A national organization that promotes and supports black men leaders is awarding $250,000 in grants in Miami and three other cities.
BMe Community is looking to give away $10,000 to 25 black men changemakers in Miami, Akron, Philadelphia and Pittsburgh.
Benjamin Evans, the Miami community manager for BMe, says this is just one way to highlight black male excellence and to connect local leaders to a national network of like-minded individuals.
"Often times the narrative around black men is that we are the face of crime," Evans says. "We have to break some of those stereotypes and break some of those false narratives that are leading not only from people outside of the community, but people in the community."
Last year, the inaugural Miami-Dade BMe Leaders included 10 men from across different platforms including the tech industry, nonprofits and entrepreneurs.
Evans says it's not enough to acknowledge black men who are community innovators— BMe invests in them.

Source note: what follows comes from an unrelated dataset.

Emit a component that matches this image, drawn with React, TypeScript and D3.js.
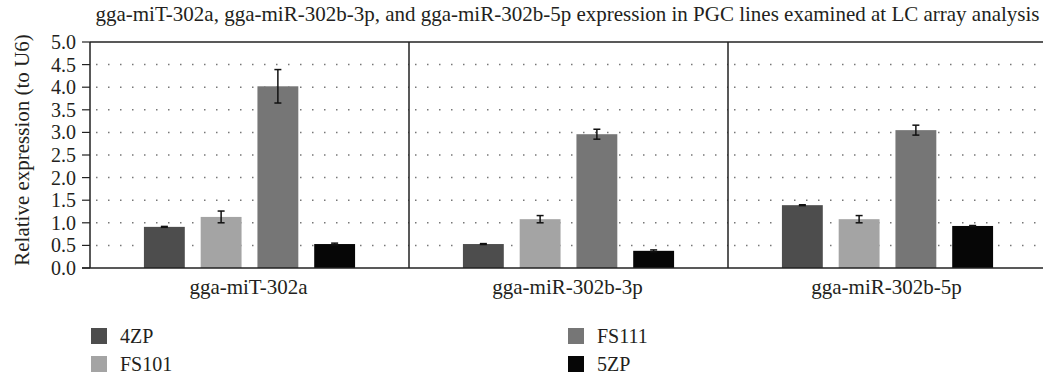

The deadline to apply for the BMe Leader award is Feb. 21.
Meet three of 2016's BMe Miami-Dade Leaders:
Senior site director, Breakthrough Miami at Ransom Everglades School
Webber Charles is mindful of how exploring and experiencing new cultures early in life can change the way young people see their future.
He is using his grant to support an international mentoring program for young people in South Florida. Through the program they are able to travel abroad, gain global experiences and see the different ways they are connected to the world.
Vice president of development, KCG Development
Marvin Wilmoth is a housing developer who works with local black-owned businesses helping them to thrive and grow.
He strives to create an atmosphere in Miami-Dade where black businesses can be sustainable and competitive.
Wilmoth will use his BMe Leader award to support an eco-friendly work space for Miami’s social entrepreneurs.
Marlon A. Hill,
Attorney and partner at Hamilton, Miller & Birthisel, LLP
Marlon Hill is a mentor to many young men in South Florida.
The Jamaican-born attorney knows firsthand the challenges to adjusting to a new community as an immigrant. Today, he serves as a go-to person in Miami for new arrivals from across the Caribbean.
Marlon will use his BMe Leader award to assist young black men who are immigrants.